Solar Physics
14 Jun 2010



RAL Space has a long heritage of solar space mission involvement, mainly through the development and operation of spectroscopic instrumentation in the extreme-UV and X-ray wavelengths, but also in heliospheric imaging.

Image of the Sun

The Sun


​RAL Space's Solar Physics Group is a cornerstone of UK solar physics research, providing an established, world-leading research programme with observational and scientific leadership over a wide range of key areas.  The basic underpinning experimental expertise of the group is solar atomic spectroscopy, for the derivation of solar plasma diagnostics.

​We use observations of the solar atmosphere to determine the Sun’s plasma characteristics, study complex processes of energy release in big, violent flares and ubiquitous tiny nanoflares, and track huge mass eruptions all the way from the Sun's corona to beyond the Earth's orbit. Our aim is to understand and predict how the Sun works and affects the solar system and the Earth's environment.

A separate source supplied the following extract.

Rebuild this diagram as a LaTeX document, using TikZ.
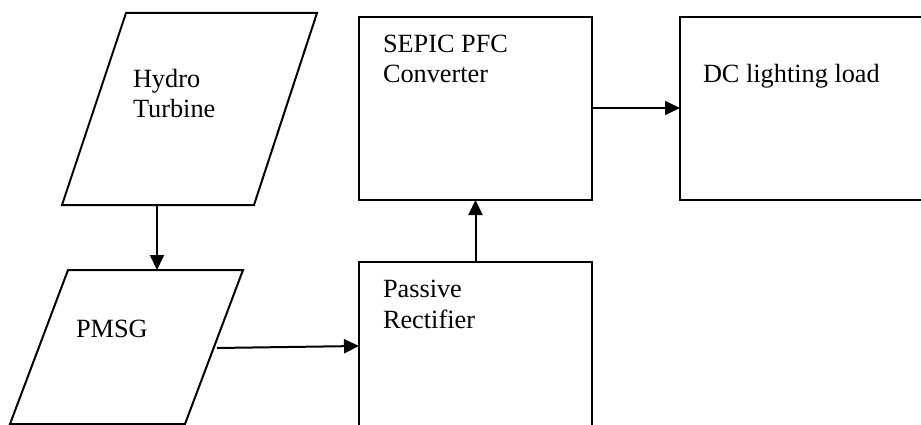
\documentclass[tikz,border=0pt]{standalone}
\usepackage{fontspec}
\setmainfont{Liberation Serif}
\usetikzlibrary{arrows.meta}
\begin{document}
\begin{tikzpicture}[x=1pt,y=-1pt,
  line width=2pt,
  blockbox/.style={draw=black, line width=2pt, minimum width=233pt, minimum height=183pt, inner sep=0pt, outer sep=0pt},
  lbl/.style={anchor=base west, inner sep=0pt, align=left, font=\fontsize{26.3}{30.5}\selectfont},
  conn/.style={-{Triangle[length=15pt,width=14pt]}, line width=2pt}]
\useasboundingbox (0,0) rectangle (921,425);
\clip (0,0) rectangle (921,425);
% parallelograms
\draw[line join=miter] (126,13) -- (317,13) -- (254,205) -- (62,205) -- cycle;
\draw[line join=miter] (68,270) -- (243,270) -- (185,424) -- (10,424) -- cycle;
\coordinate (hydroB) at (157,205);
\coordinate (pmsgT) at (157,270);
\coordinate (pmsgR) at (217,348);
% rectangles
\node[blockbox, anchor=north west] (sepic) at (359,17) {};
\node[blockbox, anchor=north west, minimum width=250pt] (dc) at (680,17) {};
\node[blockbox, anchor=north west, minimum height=200pt] (rect) at (359,262) {};
% labels (base = baseline of last line)
\node[lbl] (hydroT) at (132,118) {Hydro\\Turbine};
\node[lbl] (pmsgL) at (75,337) {PMSG};
\node[lbl] (sepicL) at (382,83) {SEPIC PFC\\Converter};
\node[lbl] (rectL) at (382,328) {Passive\\Rectifier};
\node[lbl] (dcL) at (702,83) {DC lighting load};
% connectors
\draw[conn] (hydroB) -- (pmsgT);
\draw[conn] (pmsgR) -- (rect.west |- 0,346);
\draw[conn] (rect.north) -- (sepic.south);
\draw[conn] (sepic.east |- 0,108) -- (dc.west |- 0,108);
\end{tikzpicture}
\end{document}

Solar Physicists at RAL are currently involved in operating and exploiting the RAL-led Coronal Diagnostic Spectrometer (CDS) instrument aboard the biggest solar spacecraft, ​​The Solar & Heliospheric Observatory (SOHO)​, and the RAL Space-led Heliospheric Imagers aboard the NASA Solar Terrestrial Relations Observatory (STEREO​) mission. They are also involved in the operation of instruments aboard the Hinode and Coriolis spacecraft. In addition, we are involved in the NASA Solar Dynamics Observatory, launched in February 2010, and lead the UK contribution to the Spectral Investigation of the Coronal Environment (SPICE) spectrometer on the ESA Solar Orbiter mission, that launched in February 2020. In the past, we had involvement in sub-orbital rocket flights in collaboration with US colleagues, as well as roles in other prominent solar missions such as Solar Maximum Mission​ (SMM), Yohkoh and Transition Region and Coronal Explorer (TRACE).​

The group has a long heritage, including the NASA Solar Maximum Mission (1980-89) the CHASE Spacelab 2experiment (1985), the Japanese Yohkoh mission (1991-2001), and the NASA SOHO mission. The group has major hardware roles in the NASA STEREO and the Japanese Hinodemissions and studies are underway for a RAL-led instrument for the ESA Solar Orbiter. The Group was involved in the SDO mission; the first of NASA's Living with a Star Programme and also in some smaller projects such as the RESIK instrument aboard the Russian Coronas spacecraft and the NASA Space Electric Rocket Test (SERTS) and EUNIS​​ rocket experiments.

The bulk of the research effort over the last few years has been underpinned by observational work using the SOHO spacecraft and in particular the RAL Space-led Coronal Diagnostic Spectrometer (CDS) and more recently, the STEREO and Hinode observations. Specific research areas include studies of fundamental processes in the solar atmosphere, research into solar mass ejection processes and flares and plasma diagnostic techniques.